Key to the Hiddenite concept is performing as much of the work on-chip as possible. The weight generator means there’s no need to store and load weights from external memory while the supermask expansion hardware means model parameters are less likely to exceed available on-chip memory, the team explains. The parallel processor, meanwhile, boosts efficiency through maximizing reuse of data.
“The first two factors are what set the Hiddenite chip apart from existing DNN inference accelerators,” says Motomura. “Moreover, we also introduced a new training method for hidden neural networks, called ‘score distillation,’ in which the conventional knowledge distillation weights are distilled into the scores because hidden neural networks never update the weights. The accuracy using score distillation is comparable to the binary model while being half the size.”
Hiddenite's efficiency offers stiff competition for rival accelerator designs, despite being built on a much larger process node.
Early testing certainly shows promise: The 40nm Hiddenite prototype was able to beat rival designs build on considerably smaller nodes, from 28nm down to 5nm, in the performance-per-watt metric, offering between 8.1 and 34.8 trillion operations per second (TOPS) per watt depending on voltage and model used — a state-of-the-art showing which doesn’t take into account the additional power efficiency gains made by removing the off-chip memory access required by its contemporaries.

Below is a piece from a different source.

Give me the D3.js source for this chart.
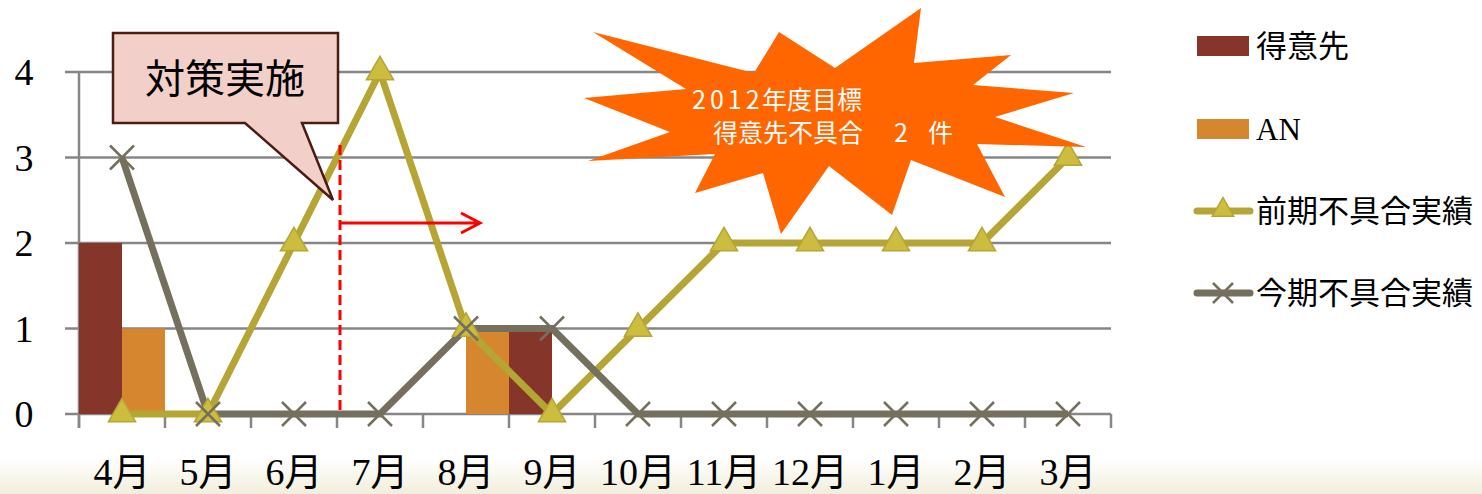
<!DOCTYPE html>
<html>
<head>
<meta charset="utf-8">
<script src="https://cdn.jsdelivr.net/npm/d3@7"></script>
<style>
	html, body { margin: 0; padding: 0; background: #fff; }
	svg { display: block; }
</style>
</head>
<body>
<div id="chart"></div>
<script>
var width = 1482;
var height = 494;

// data
var months = ["4月", "5月", "6月", "7月", "8月", "9月", "10月", "11月", "12月", "1月", "2月", "3月"];
var tokuisaki = [2, 0, 0, 0, 0, 1, 0, 0, 0, 0, 0, 0];
var an = [1, 0, 0, 0, 1, 0, 0, 0, 0, 0, 0, 0];
var zenki = [0, 0, 2, 4, 1, 0, 1, 2, 2, 2, 2, 3];
var konki = [3, 0, 0, 0, 1, 1, 0, 0, 0, 0, 0, 0];
var yTicks = [0, 1, 2, 3, 4];
var legendNames = ["得意先", "AN", "前期不具合実績", "今期不具合実績"];

var colors = {
	tokuisaki: "#86352a",
	an: "#d5862f",
	zenki: "#b5a535",
	zenkiMarker: "#cdbd3f",
	konki: "#756f5e",
	grid: "#868686"
};

var fontMix = "'Liberation Serif', 'Noto Sans CJK JP', serif";
var fontJP = "'Noto Sans CJK JP', sans-serif";

var svg = d3.select("#chart").append("svg")
	.attr("width", width)
	.attr("height", height)
	.attr("viewBox", [0, 0, width, height]);

// cream band at the bottom of the slide
var defs = svg.append("defs");
var grad = defs.append("linearGradient")
	.attr("id", "bottomGrad")
	.attr("x1", 0).attr("y1", 0).attr("x2", 0).attr("y2", 1);
grad.append("stop").attr("offset", "0%").attr("stop-color", "#ffffff");
grad.append("stop").attr("offset", "100%").attr("stop-color", "#f1eedb");
svg.append("rect")
	.attr("x", 0).attr("y", 458)
	.attr("width", width).attr("height", height - 458)
	.attr("fill", "url(#bottomGrad)");

// scales
var x = d3.scaleBand()
	.domain(months)
	.range([79, 1111])
	.padding(0);

var y = d3.scaleLinear()
	.domain([0, 4])
	.range([414, 72]);

var cx = d => x(d) + x.bandwidth() / 2;

// gridlines
svg.append("g")
	.selectAll("line")
	.data(yTicks)
	.join("line")
	.attr("x1", 65)
	.attr("x2", x.range()[1])
	.attr("y1", d => y(d))
	.attr("y2", d => y(d))
	.attr("stroke", colors.grid)
	.attr("stroke-width", 2.5);

// y axis line
svg.append("line")
	.attr("x1", x.range()[0]).attr("x2", x.range()[0])
	.attr("y1", y(4)).attr("y2", y(0) + 14)
	.attr("stroke", colors.grid)
	.attr("stroke-width", 2.5);

// x ticks at band edges
var edges = months.map(m => x(m)).concat([x.range()[1]]);
svg.append("g")
	.selectAll("line")
	.data(edges)
	.join("line")
	.attr("x1", d => d).attr("x2", d => d)
	.attr("y1", y(0)).attr("y2", y(0) + 14)
	.attr("stroke", colors.grid)
	.attr("stroke-width", 2.5);

// y labels
svg.append("g")
	.selectAll("text")
	.data(yTicks)
	.join("text")
	.attr("x", 24)
	.attr("y", d => y(d))
	.attr("dy", "0.35em")
	.attr("text-anchor", "middle")
	.style("font", "38px " + fontMix)
	.text(d => d);

// x labels
svg.append("g")
	.selectAll("text")
	.data(months)
	.join("text")
	.attr("x", d => cx(d))
	.attr("y", 485)
	.attr("text-anchor", "middle")
	.style("font", "38px " + fontMix)
	.text(d => d);

// bars
var bw = x.bandwidth() / 2;
svg.append("g")
	.selectAll("rect")
	.data(months)
	.join("rect")
	.attr("x", d => x(d))
	.attr("y", (d, i) => y(tokuisaki[i]))
	.attr("width", bw)
	.attr("height", (d, i) => y(0) - y(tokuisaki[i]))
	.attr("fill", colors.tokuisaki);

svg.append("g")
	.selectAll("rect")
	.data(months)
	.join("rect")
	.attr("x", d => x(d) + bw)
	.attr("y", (d, i) => y(an[i]))
	.attr("width", bw)
	.attr("height", (d, i) => y(0) - y(an[i]))
	.attr("fill", colors.an);

// lines
var line = d3.line()
	.x((d, i) => cx(months[i]))
	.y(d => y(d));

svg.append("path")
	.datum(zenki)
	.attr("d", line)
	.attr("fill", "none")
	.attr("stroke", colors.zenki)
	.attr("stroke-width", 7);

svg.append("path")
	.datum(konki)
	.attr("d", line)
	.attr("fill", "none")
	.attr("stroke", colors.konki)
	.attr("stroke-width", 7);

// markers
var tri = d3.symbol().type(d3.symbolTriangle).size(320);
svg.append("g")
	.selectAll("path")
	.data(zenki)
	.join("path")
	.attr("transform", (d, i) => `translate(${cx(months[i])},${y(d)})`)
	.attr("d", tri)
	.attr("fill", colors.zenkiMarker)
	.attr("stroke", colors.zenki)
	.attr("stroke-width", 1.5);

var crossPath = "M-12,-12L12,12M12,-12L-12,12";
svg.append("g")
	.selectAll("path")
	.data(konki)
	.join("path")
	.attr("transform", (d, i) => `translate(${cx(months[i])},${y(d)})`)
	.attr("d", crossPath)
	.attr("fill", "none")
	.attr("stroke", colors.konki)
	.attr("stroke-width", 2.5);

// legend
var legend = svg.append("g");
var legY = [46, 129, 211, 293];
legend.append("rect").attr("x", 1197).attr("y", legY[0] - 10).attr("width", 52).attr("height", 20).attr("fill", colors.tokuisaki);
legend.append("rect").attr("x", 1197).attr("y", legY[1] - 10).attr("width", 52).attr("height", 20).attr("fill", colors.an);
legend.append("line")
	.attr("x1", 1197).attr("x2", 1250).attr("y1", legY[2]).attr("y2", legY[2])
	.attr("stroke", colors.zenki).attr("stroke-width", 7).attr("stroke-linecap", "round");
legend.append("path")
	.attr("transform", `translate(1223,${legY[2] - 1})`)
	.attr("d", d3.symbol().type(d3.symbolTriangle).size(200))
	.attr("fill", colors.zenkiMarker)
	.attr("stroke", colors.zenki)
	.attr("stroke-width", 1.5);
legend.append("line")
	.attr("x1", 1197).attr("x2", 1250).attr("y1", legY[3]).attr("y2", legY[3])
	.attr("stroke", colors.konki).attr("stroke-width", 7).attr("stroke-linecap", "round");
legend.append("path")
	.attr("transform", `translate(1223,${legY[3]})`)
	.attr("d", "M-10,-10L10,10M10,-10L-10,10")
	.attr("fill", "none")
	.attr("stroke", colors.konki)
	.attr("stroke-width", 2.5);

legend.selectAll("text")
	.data(legendNames)
	.join("text")
	.attr("x", 1256)
	.attr("y", (d, i) => legY[i])
	.attr("dy", "0.36em")
	.style("font", "31px " + fontMix)
	.text(d => d);

// red dashed line + arrow (対策実施 timing)
svg.append("line")
	.attr("x1", 340).attr("x2", 340)
	.attr("y1", 145).attr("y2", y(0))
	.attr("stroke", "#ff0000")
	.attr("stroke-width", 3)
	.attr("stroke-dasharray", "10,5");
svg.append("path")
	.attr("d", "M340,223L480,223M461,213L480,223L461,233")
	.attr("fill", "none")
	.attr("stroke", "#ff0000")
	.attr("stroke-width", 3);

// callout
svg.append("path")
	.attr("d", "M113,33L338,33L338,123L302,123L333,200L245,123L113,123Z")
	.attr("fill", "#f2d0c9")
	.attr("stroke", "#4b1c12")
	.attr("stroke-width", 2.5)
	.attr("stroke-linejoin", "miter");
svg.append("text")
	.attr("x", 225)
	.attr("y", 79)
	.attr("dy", "0.36em")
	.attr("text-anchor", "middle")
	.style("font", "40px " + fontJP)
	.text("対策実施");

// starburst
var burst = [
	[593, 32], [754, 73], [779, 32], [835, 68], [921, 8], [914, 63],
	[1011, 55], [973, 85], [1074, 93], [995, 117], [1086, 147], [977, 144],
	[1005, 197], [911, 160], [892, 215], [829, 166], [781, 234], [763, 173],
	[695, 193], [715, 154], [588, 161], [670, 132], [584, 98], [686, 89]
];
svg.append("path")
	.attr("d", d3.line()(burst) + "Z")
	.attr("fill", "#ff6600");

var burstText = svg.append("text")
	.attr("fill", "#ffffff")
	.style("font", "25px " + fontJP);
burstText.append("tspan")
	.attr("x", 692).attr("y", 109)
	.attr("letter-spacing", "4px")
	.text("2012");
burstText.append("tspan")
	.attr("x", 762)
	.text("年度目標");
burstText.append("tspan")
	.attr("x", 713).attr("y", 142)
	.text("得意先不具合");
burstText.append("tspan")
	.attr("x", 894)
	.text("2");
burstText.append("tspan")
	.attr("x", 928)
	.text("件");
</script>
</body>
</html>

The team’s work was presented at the International Solid-States Circuits Conference 2022 (ISSCC 2022), as Session 15.4. No paper has yet been published for public consumption.
References
Kazutoshi Hirose, Jaehoon Yu, Kota Ando, Yasuyuki Okoshi, Ángel López García-Arias, Junnosuke Suzuki, Thiem Van Chu, Kazushi Kawamura, and Masato Motomura: Hiddenite: 4K-PE Hidden Network Inference 4D-Tensor Engine Exploiting On-Chip Model Construction Achieving 34.8-to-16.0TOPS/W for CIFAR-100 and ImageNet, International Solid-State Circuits Conference 2022, Session 15.4.
Jonathan Frankle and Michael Carbin: The Lottery Ticket Hypothesis: Finding Sparse, Trainable Neural Networks, Computing Research Repository (CoRR), arXiv. DOI arXiv:1803.03635 [cs.LG].